▶ [Directions] Copy the records below exactly, leaving out any pictures.
** begin The input **
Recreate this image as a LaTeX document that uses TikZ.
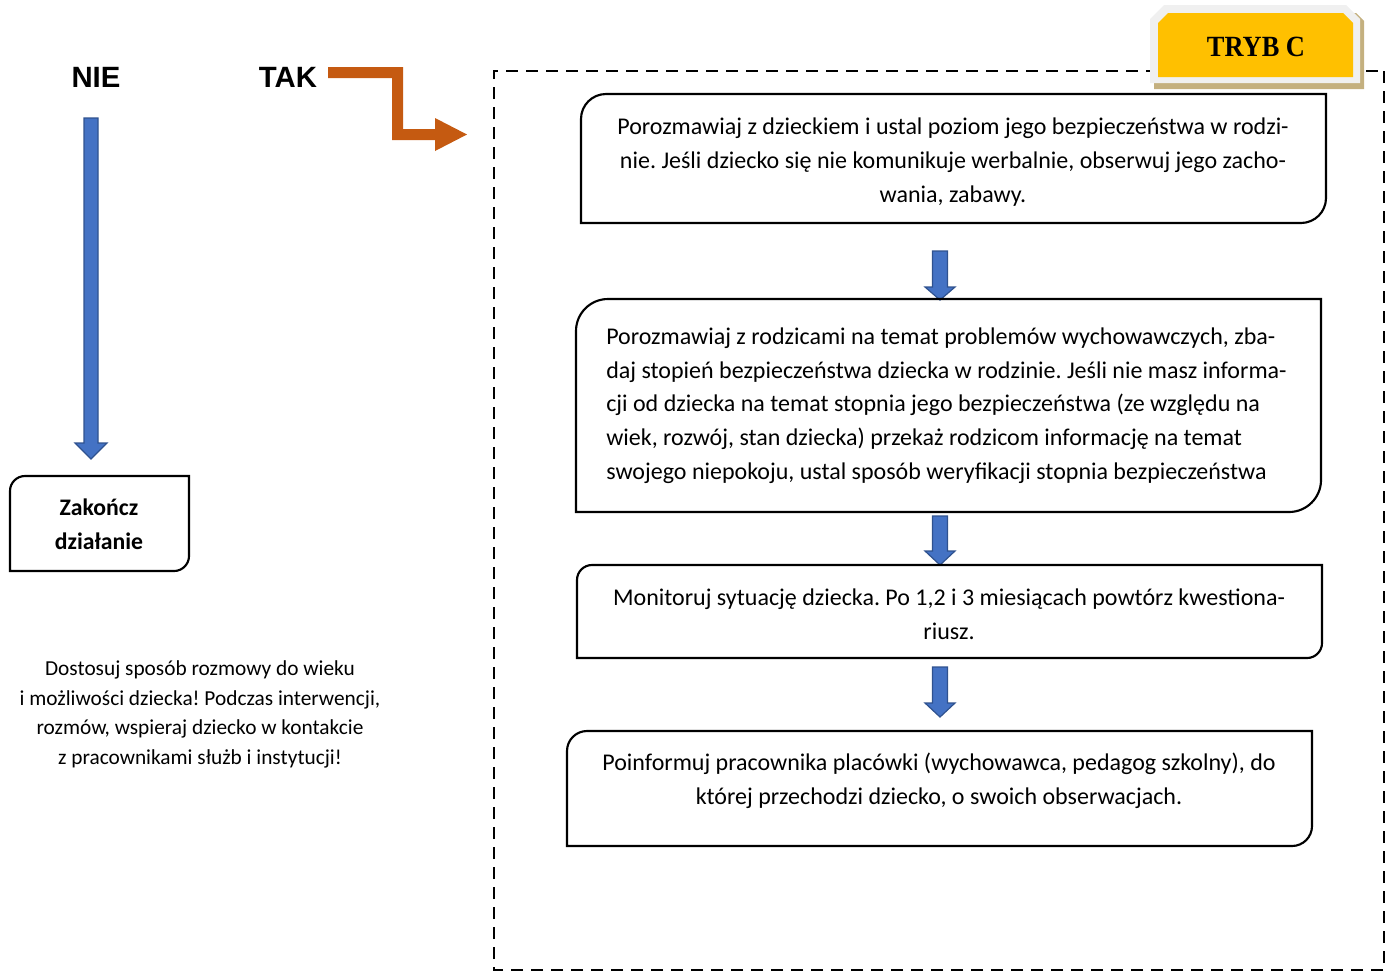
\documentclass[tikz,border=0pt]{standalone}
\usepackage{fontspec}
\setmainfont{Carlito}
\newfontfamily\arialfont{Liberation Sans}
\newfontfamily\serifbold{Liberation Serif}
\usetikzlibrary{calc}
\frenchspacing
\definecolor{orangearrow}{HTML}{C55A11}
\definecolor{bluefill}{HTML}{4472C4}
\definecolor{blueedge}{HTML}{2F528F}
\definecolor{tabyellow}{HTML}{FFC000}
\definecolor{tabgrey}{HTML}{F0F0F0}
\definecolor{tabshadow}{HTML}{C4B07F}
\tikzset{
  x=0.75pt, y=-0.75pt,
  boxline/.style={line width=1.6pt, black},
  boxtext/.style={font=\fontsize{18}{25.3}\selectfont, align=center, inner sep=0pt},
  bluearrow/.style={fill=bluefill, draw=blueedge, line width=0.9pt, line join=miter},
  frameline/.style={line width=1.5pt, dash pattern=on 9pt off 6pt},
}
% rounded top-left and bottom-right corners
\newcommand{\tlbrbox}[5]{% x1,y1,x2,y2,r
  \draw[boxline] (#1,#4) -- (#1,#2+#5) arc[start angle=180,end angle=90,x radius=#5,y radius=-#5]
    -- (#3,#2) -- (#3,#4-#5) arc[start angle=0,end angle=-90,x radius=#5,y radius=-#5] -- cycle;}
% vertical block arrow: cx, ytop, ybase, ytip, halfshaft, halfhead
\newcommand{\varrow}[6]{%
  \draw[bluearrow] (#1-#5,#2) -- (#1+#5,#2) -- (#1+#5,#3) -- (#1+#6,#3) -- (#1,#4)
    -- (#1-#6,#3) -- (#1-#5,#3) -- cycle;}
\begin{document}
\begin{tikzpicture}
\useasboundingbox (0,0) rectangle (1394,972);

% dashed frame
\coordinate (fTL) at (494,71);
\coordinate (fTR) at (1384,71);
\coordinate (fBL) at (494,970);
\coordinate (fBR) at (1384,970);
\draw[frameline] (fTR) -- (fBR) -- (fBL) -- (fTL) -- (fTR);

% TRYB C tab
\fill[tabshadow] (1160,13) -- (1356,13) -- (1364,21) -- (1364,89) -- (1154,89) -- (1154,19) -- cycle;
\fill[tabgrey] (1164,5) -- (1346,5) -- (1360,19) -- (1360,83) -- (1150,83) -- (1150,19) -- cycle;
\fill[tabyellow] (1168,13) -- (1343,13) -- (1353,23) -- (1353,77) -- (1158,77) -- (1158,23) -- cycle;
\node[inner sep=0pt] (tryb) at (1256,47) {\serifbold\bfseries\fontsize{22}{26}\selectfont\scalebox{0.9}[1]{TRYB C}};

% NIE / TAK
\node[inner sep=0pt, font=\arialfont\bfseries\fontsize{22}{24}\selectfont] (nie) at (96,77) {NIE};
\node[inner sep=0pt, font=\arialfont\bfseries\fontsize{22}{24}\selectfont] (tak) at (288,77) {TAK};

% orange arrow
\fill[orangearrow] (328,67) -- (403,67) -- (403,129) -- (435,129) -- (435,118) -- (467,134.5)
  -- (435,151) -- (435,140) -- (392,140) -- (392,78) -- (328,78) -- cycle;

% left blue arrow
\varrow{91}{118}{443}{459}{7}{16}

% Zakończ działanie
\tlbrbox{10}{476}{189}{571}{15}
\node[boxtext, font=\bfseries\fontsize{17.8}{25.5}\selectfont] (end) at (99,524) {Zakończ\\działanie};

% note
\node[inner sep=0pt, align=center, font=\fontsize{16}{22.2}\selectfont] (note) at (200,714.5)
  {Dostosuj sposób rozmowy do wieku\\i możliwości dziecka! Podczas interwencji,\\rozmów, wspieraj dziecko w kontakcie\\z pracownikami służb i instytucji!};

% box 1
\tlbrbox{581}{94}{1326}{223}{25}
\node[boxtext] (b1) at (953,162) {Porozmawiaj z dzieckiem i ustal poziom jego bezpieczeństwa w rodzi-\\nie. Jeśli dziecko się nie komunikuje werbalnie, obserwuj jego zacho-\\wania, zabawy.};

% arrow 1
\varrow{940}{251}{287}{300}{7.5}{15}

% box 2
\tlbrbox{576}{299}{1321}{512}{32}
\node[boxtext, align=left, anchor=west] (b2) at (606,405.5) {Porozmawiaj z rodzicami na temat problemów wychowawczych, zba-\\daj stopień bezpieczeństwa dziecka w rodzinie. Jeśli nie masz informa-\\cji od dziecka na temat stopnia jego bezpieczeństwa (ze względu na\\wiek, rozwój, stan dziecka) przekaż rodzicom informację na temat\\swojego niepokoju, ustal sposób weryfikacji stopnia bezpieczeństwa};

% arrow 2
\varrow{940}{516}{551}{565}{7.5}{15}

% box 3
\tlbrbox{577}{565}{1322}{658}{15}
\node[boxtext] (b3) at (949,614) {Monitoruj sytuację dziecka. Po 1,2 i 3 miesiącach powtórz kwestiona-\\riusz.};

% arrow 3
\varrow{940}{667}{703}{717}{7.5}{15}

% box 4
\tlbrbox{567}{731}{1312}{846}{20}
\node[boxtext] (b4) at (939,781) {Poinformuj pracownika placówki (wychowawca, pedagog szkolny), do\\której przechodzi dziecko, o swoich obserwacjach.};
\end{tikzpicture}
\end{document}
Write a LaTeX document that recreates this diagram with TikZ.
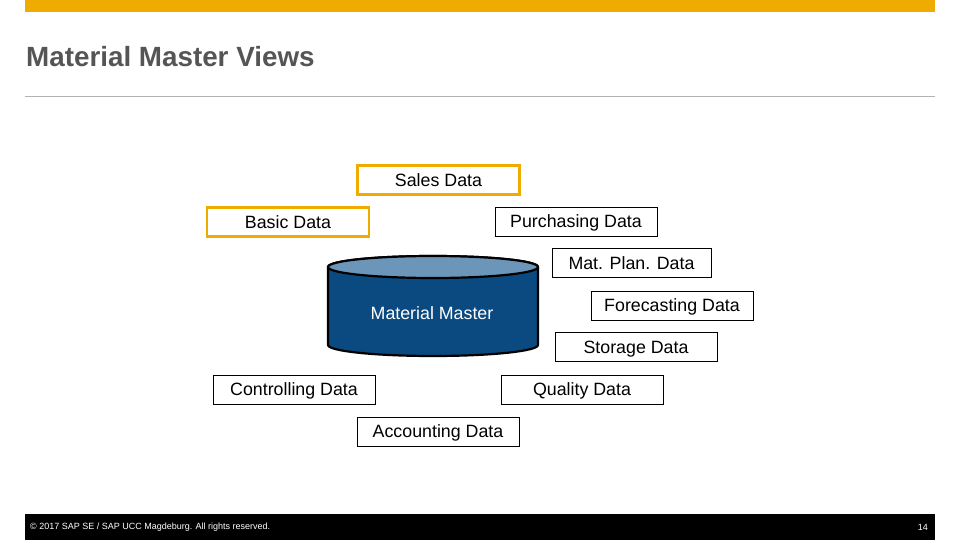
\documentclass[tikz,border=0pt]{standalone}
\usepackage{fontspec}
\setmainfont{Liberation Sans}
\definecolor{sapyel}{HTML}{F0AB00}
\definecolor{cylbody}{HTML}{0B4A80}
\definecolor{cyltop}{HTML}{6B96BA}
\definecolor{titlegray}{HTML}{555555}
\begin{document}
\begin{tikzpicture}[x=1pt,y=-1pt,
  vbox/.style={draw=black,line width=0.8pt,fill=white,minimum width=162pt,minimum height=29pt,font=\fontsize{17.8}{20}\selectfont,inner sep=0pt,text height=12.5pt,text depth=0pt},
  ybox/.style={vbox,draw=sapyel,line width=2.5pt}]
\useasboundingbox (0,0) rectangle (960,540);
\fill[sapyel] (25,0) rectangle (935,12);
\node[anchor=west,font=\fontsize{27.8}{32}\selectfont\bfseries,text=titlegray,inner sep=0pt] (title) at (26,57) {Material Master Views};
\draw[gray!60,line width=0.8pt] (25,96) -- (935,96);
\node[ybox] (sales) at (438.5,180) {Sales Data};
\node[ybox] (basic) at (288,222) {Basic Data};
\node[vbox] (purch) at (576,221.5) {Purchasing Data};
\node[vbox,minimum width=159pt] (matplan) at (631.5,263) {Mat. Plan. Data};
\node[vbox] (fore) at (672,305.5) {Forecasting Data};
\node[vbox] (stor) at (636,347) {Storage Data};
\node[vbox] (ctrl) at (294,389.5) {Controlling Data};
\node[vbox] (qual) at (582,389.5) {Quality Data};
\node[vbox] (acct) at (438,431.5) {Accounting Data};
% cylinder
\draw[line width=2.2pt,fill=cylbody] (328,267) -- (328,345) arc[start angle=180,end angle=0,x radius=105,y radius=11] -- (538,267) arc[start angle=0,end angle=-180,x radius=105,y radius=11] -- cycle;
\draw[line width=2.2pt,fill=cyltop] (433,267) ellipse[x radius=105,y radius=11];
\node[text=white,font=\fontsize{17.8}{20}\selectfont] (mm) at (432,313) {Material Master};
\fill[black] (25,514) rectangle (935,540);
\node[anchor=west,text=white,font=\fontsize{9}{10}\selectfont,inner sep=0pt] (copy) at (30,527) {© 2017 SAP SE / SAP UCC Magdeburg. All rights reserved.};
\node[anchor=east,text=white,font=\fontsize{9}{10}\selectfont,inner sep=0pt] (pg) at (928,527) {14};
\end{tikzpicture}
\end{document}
** end The input **
▶ [Worked solution]
Recreate this image as a LaTeX document that uses TikZ.
\documentclass[tikz,border=0pt]{standalone}
\usepackage{fontspec}
\setmainfont{Carlito}
\newfontfamily\arialfont{Liberation Sans}
\newfontfamily\serifbold{Liberation Serif}
\usetikzlibrary{calc}
\frenchspacing
\definecolor{orangearrow}{HTML}{C55A11}
\definecolor{bluefill}{HTML}{4472C4}
\definecolor{blueedge}{HTML}{2F528F}
\definecolor{tabyellow}{HTML}{FFC000}
\definecolor{tabgrey}{HTML}{F0F0F0}
\definecolor{tabshadow}{HTML}{C4B07F}
\tikzset{
  x=0.75pt, y=-0.75pt,
  boxline/.style={line width=1.6pt, black},
  boxtext/.style={font=\fontsize{18}{25.3}\selectfont, align=center, inner sep=0pt},
  bluearrow/.style={fill=bluefill, draw=blueedge, line width=0.9pt, line join=miter},
  frameline/.style={line width=1.5pt, dash pattern=on 9pt off 6pt},
}
% rounded top-left and bottom-right corners
\newcommand{\tlbrbox}[5]{% x1,y1,x2,y2,r
  \draw[boxline] (#1,#4) -- (#1,#2+#5) arc[start angle=180,end angle=90,x radius=#5,y radius=-#5]
    -- (#3,#2) -- (#3,#4-#5) arc[start angle=0,end angle=-90,x radius=#5,y radius=-#5] -- cycle;}
% vertical block arrow: cx, ytop, ybase, ytip, halfshaft, halfhead
\newcommand{\varrow}[6]{%
  \draw[bluearrow] (#1-#5,#2) -- (#1+#5,#2) -- (#1+#5,#3) -- (#1+#6,#3) -- (#1,#4)
    -- (#1-#6,#3) -- (#1-#5,#3) -- cycle;}
\begin{document}
\begin{tikzpicture}
\useasboundingbox (0,0) rectangle (1394,972);

% dashed frame
\coordinate (fTL) at (494,71);
\coordinate (fTR) at (1384,71);
\coordinate (fBL) at (494,970);
\coordinate (fBR) at (1384,970);
\draw[frameline] (fTR) -- (fBR) -- (fBL) -- (fTL) -- (fTR);

% TRYB C tab
\fill[tabshadow] (1160,13) -- (1356,13) -- (1364,21) -- (1364,89) -- (1154,89) -- (1154,19) -- cycle;
\fill[tabgrey] (1164,5) -- (1346,5) -- (1360,19) -- (1360,83) -- (1150,83) -- (1150,19) -- cycle;
\fill[tabyellow] (1168,13) -- (1343,13) -- (1353,23) -- (1353,77) -- (1158,77) -- (1158,23) -- cycle;
\node[inner sep=0pt] (tryb) at (1256,47) {\serifbold\bfseries\fontsize{22}{26}\selectfont\scalebox{0.9}[1]{TRYB C}};

% NIE / TAK
\node[inner sep=0pt, font=\arialfont\bfseries\fontsize{22}{24}\selectfont] (nie) at (96,77) {NIE};
\node[inner sep=0pt, font=\arialfont\bfseries\fontsize{22}{24}\selectfont] (tak) at (288,77) {TAK};

% orange arrow
\fill[orangearrow] (328,67) -- (403,67) -- (403,129) -- (435,129) -- (435,118) -- (467,134.5)
  -- (435,151) -- (435,140) -- (392,140) -- (392,78) -- (328,78) -- cycle;

% left blue arrow
\varrow{91}{118}{443}{459}{7}{16}

% Zakończ działanie
\tlbrbox{10}{476}{189}{571}{15}
\node[boxtext, font=\bfseries\fontsize{17.8}{25.5}\selectfont] (end) at (99,524) {Zakończ\\działanie};

% note
\node[inner sep=0pt, align=center, font=\fontsize{16}{22.2}\selectfont] (note) at (200,714.5)
  {Dostosuj sposób rozmowy do wieku\\i możliwości dziecka! Podczas interwencji,\\rozmów, wspieraj dziecko w kontakcie\\z pracownikami służb i instytucji!};

% box 1
\tlbrbox{581}{94}{1326}{223}{25}
\node[boxtext] (b1) at (953,162) {Porozmawiaj z dzieckiem i ustal poziom jego bezpieczeństwa w rodzi-\\nie. Jeśli dziecko się nie komunikuje werbalnie, obserwuj jego zacho-\\wania, zabawy.};

% arrow 1
\varrow{940}{251}{287}{300}{7.5}{15}

% box 2
\tlbrbox{576}{299}{1321}{512}{32}
\node[boxtext, align=left, anchor=west] (b2) at (606,405.5) {Porozmawiaj z rodzicami na temat problemów wychowawczych, zba-\\daj stopień bezpieczeństwa dziecka w rodzinie. Jeśli nie masz informa-\\cji od dziecka na temat stopnia jego bezpieczeństwa (ze względu na\\wiek, rozwój, stan dziecka) przekaż rodzicom informację na temat\\swojego niepokoju, ustal sposób weryfikacji stopnia bezpieczeństwa};

% arrow 2
\varrow{940}{516}{551}{565}{7.5}{15}

% box 3
\tlbrbox{577}{565}{1322}{658}{15}
\node[boxtext] (b3) at (949,614) {Monitoruj sytuację dziecka. Po 1,2 i 3 miesiącach powtórz kwestiona-\\riusz.};

% arrow 3
\varrow{940}{667}{703}{717}{7.5}{15}

% box 4
\tlbrbox{567}{731}{1312}{846}{20}
\node[boxtext] (b4) at (939,781) {Poinformuj pracownika placówki (wychowawca, pedagog szkolny), do\\której przechodzi dziecko, o swoich obserwacjach.};
\end{tikzpicture}
\end{document}
Write a LaTeX document that recreates this diagram with TikZ.
\documentclass[tikz,border=0pt]{standalone}
\usepackage{fontspec}
\setmainfont{Liberation Sans}
\definecolor{sapyel}{HTML}{F0AB00}
\definecolor{cylbody}{HTML}{0B4A80}
\definecolor{cyltop}{HTML}{6B96BA}
\definecolor{titlegray}{HTML}{555555}
\begin{document}
\begin{tikzpicture}[x=1pt,y=-1pt,
  vbox/.style={draw=black,line width=0.8pt,fill=white,minimum width=162pt,minimum height=29pt,font=\fontsize{17.8}{20}\selectfont,inner sep=0pt,text height=12.5pt,text depth=0pt},
  ybox/.style={vbox,draw=sapyel,line width=2.5pt}]
\useasboundingbox (0,0) rectangle (960,540);
\fill[sapyel] (25,0) rectangle (935,12);
\node[anchor=west,font=\fontsize{27.8}{32}\selectfont\bfseries,text=titlegray,inner sep=0pt] (title) at (26,57) {Material Master Views};
\draw[gray!60,line width=0.8pt] (25,96) -- (935,96);
\node[ybox] (sales) at (438.5,180) {Sales Data};
\node[ybox] (basic) at (288,222) {Basic Data};
\node[vbox] (purch) at (576,221.5) {Purchasing Data};
\node[vbox,minimum width=159pt] (matplan) at (631.5,263) {Mat. Plan. Data};
\node[vbox] (fore) at (672,305.5) {Forecasting Data};
\node[vbox] (stor) at (636,347) {Storage Data};
\node[vbox] (ctrl) at (294,389.5) {Controlling Data};
\node[vbox] (qual) at (582,389.5) {Quality Data};
\node[vbox] (acct) at (438,431.5) {Accounting Data};
% cylinder
\draw[line width=2.2pt,fill=cylbody] (328,267) -- (328,345) arc[start angle=180,end angle=0,x radius=105,y radius=11] -- (538,267) arc[start angle=0,end angle=-180,x radius=105,y radius=11] -- cycle;
\draw[line width=2.2pt,fill=cyltop] (433,267) ellipse[x radius=105,y radius=11];
\node[text=white,font=\fontsize{17.8}{20}\selectfont] (mm) at (432,313) {Material Master};
\fill[black] (25,514) rectangle (935,540);
\node[anchor=west,text=white,font=\fontsize{9}{10}\selectfont,inner sep=0pt] (copy) at (30,527) {© 2017 SAP SE / SAP UCC Magdeburg. All rights reserved.};
\node[anchor=east,text=white,font=\fontsize{9}{10}\selectfont,inner sep=0pt] (pg) at (928,527) {14};
\end{tikzpicture}
\end{document}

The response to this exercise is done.